=== Problem to solve ===
Images are not part of the copy; transcribe all the data exactly.

=== Given material ===

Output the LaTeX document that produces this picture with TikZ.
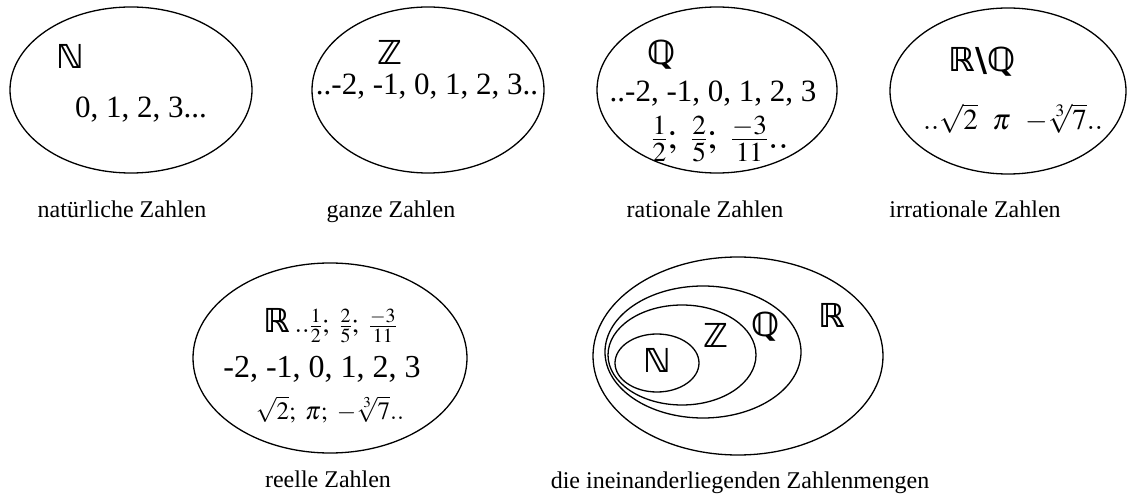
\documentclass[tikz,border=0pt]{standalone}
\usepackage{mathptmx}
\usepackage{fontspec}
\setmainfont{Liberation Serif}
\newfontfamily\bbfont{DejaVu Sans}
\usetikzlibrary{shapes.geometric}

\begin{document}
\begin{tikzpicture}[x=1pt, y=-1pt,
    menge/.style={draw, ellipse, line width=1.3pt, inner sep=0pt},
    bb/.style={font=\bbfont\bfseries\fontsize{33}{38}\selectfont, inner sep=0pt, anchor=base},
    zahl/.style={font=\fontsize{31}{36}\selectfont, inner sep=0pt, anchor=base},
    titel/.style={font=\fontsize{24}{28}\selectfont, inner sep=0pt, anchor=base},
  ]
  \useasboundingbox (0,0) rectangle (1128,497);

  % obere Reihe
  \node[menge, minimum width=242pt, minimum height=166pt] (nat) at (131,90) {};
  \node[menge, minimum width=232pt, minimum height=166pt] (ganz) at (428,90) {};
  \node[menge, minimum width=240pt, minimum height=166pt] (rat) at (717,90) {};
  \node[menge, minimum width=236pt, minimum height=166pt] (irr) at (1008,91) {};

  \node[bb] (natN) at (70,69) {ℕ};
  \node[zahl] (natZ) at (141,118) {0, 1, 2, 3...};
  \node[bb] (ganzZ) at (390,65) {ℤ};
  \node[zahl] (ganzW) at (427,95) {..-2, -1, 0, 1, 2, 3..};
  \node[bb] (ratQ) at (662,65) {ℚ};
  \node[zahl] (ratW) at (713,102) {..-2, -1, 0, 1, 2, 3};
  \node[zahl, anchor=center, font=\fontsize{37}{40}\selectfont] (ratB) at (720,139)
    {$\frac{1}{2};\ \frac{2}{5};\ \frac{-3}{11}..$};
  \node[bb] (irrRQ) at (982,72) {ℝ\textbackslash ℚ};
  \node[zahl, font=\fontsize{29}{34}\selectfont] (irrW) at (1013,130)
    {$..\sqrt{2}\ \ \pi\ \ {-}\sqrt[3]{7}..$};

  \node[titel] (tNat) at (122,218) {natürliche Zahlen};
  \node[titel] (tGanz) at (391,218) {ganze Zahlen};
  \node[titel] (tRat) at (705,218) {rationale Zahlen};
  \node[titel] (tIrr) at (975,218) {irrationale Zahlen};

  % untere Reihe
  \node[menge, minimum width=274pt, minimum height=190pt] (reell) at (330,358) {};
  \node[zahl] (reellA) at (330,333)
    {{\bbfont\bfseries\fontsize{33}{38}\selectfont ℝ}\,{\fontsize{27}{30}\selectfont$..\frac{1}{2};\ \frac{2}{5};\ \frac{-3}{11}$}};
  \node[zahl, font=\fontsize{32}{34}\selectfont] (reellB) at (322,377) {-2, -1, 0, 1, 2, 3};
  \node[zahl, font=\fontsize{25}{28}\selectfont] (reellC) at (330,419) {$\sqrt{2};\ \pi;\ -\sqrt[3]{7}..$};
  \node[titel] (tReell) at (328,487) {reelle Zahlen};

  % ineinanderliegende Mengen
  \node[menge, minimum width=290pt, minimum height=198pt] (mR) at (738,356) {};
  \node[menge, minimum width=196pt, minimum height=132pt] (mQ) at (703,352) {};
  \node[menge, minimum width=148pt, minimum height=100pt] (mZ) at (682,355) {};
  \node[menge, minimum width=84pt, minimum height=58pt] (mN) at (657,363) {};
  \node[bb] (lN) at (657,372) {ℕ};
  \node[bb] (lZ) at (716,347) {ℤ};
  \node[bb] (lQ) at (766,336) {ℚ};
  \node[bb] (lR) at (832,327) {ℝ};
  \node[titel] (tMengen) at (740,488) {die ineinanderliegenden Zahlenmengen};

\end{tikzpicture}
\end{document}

=== Exercise output ===
Output the LaTeX document that produces this picture with TikZ.
\documentclass[tikz,border=0pt]{standalone}
\usepackage{mathptmx}
\usepackage{fontspec}
\setmainfont{Liberation Serif}
\newfontfamily\bbfont{DejaVu Sans}
\usetikzlibrary{shapes.geometric}

\begin{document}
\begin{tikzpicture}[x=1pt, y=-1pt,
    menge/.style={draw, ellipse, line width=1.3pt, inner sep=0pt},
    bb/.style={font=\bbfont\bfseries\fontsize{33}{38}\selectfont, inner sep=0pt, anchor=base},
    zahl/.style={font=\fontsize{31}{36}\selectfont, inner sep=0pt, anchor=base},
    titel/.style={font=\fontsize{24}{28}\selectfont, inner sep=0pt, anchor=base},
  ]
  \useasboundingbox (0,0) rectangle (1128,497);

  % obere Reihe
  \node[menge, minimum width=242pt, minimum height=166pt] (nat) at (131,90) {};
  \node[menge, minimum width=232pt, minimum height=166pt] (ganz) at (428,90) {};
  \node[menge, minimum width=240pt, minimum height=166pt] (rat) at (717,90) {};
  \node[menge, minimum width=236pt, minimum height=166pt] (irr) at (1008,91) {};

  \node[bb] (natN) at (70,69) {ℕ};
  \node[zahl] (natZ) at (141,118) {0, 1, 2, 3...};
  \node[bb] (ganzZ) at (390,65) {ℤ};
  \node[zahl] (ganzW) at (427,95) {..-2, -1, 0, 1, 2, 3..};
  \node[bb] (ratQ) at (662,65) {ℚ};
  \node[zahl] (ratW) at (713,102) {..-2, -1, 0, 1, 2, 3};
  \node[zahl, anchor=center, font=\fontsize{37}{40}\selectfont] (ratB) at (720,139)
    {$\frac{1}{2};\ \frac{2}{5};\ \frac{-3}{11}..$};
  \node[bb] (irrRQ) at (982,72) {ℝ\textbackslash ℚ};
  \node[zahl, font=\fontsize{29}{34}\selectfont] (irrW) at (1013,130)
    {$..\sqrt{2}\ \ \pi\ \ {-}\sqrt[3]{7}..$};

  \node[titel] (tNat) at (122,218) {natürliche Zahlen};
  \node[titel] (tGanz) at (391,218) {ganze Zahlen};
  \node[titel] (tRat) at (705,218) {rationale Zahlen};
  \node[titel] (tIrr) at (975,218) {irrationale Zahlen};

  % untere Reihe
  \node[menge, minimum width=274pt, minimum height=190pt] (reell) at (330,358) {};
  \node[zahl] (reellA) at (330,333)
    {{\bbfont\bfseries\fontsize{33}{38}\selectfont ℝ}\,{\fontsize{27}{30}\selectfont$..\frac{1}{2};\ \frac{2}{5};\ \frac{-3}{11}$}};
  \node[zahl, font=\fontsize{32}{34}\selectfont] (reellB) at (322,377) {-2, -1, 0, 1, 2, 3};
  \node[zahl, font=\fontsize{25}{28}\selectfont] (reellC) at (330,419) {$\sqrt{2};\ \pi;\ -\sqrt[3]{7}..$};
  \node[titel] (tReell) at (328,487) {reelle Zahlen};

  % ineinanderliegende Mengen
  \node[menge, minimum width=290pt, minimum height=198pt] (mR) at (738,356) {};
  \node[menge, minimum width=196pt, minimum height=132pt] (mQ) at (703,352) {};
  \node[menge, minimum width=148pt, minimum height=100pt] (mZ) at (682,355) {};
  \node[menge, minimum width=84pt, minimum height=58pt] (mN) at (657,363) {};
  \node[bb] (lN) at (657,372) {ℕ};
  \node[bb] (lZ) at (716,347) {ℤ};
  \node[bb] (lQ) at (766,336) {ℚ};
  \node[bb] (lR) at (832,327) {ℝ};
  \node[titel] (tMengen) at (740,488) {die ineinanderliegenden Zahlenmengen};

\end{tikzpicture}
\end{document}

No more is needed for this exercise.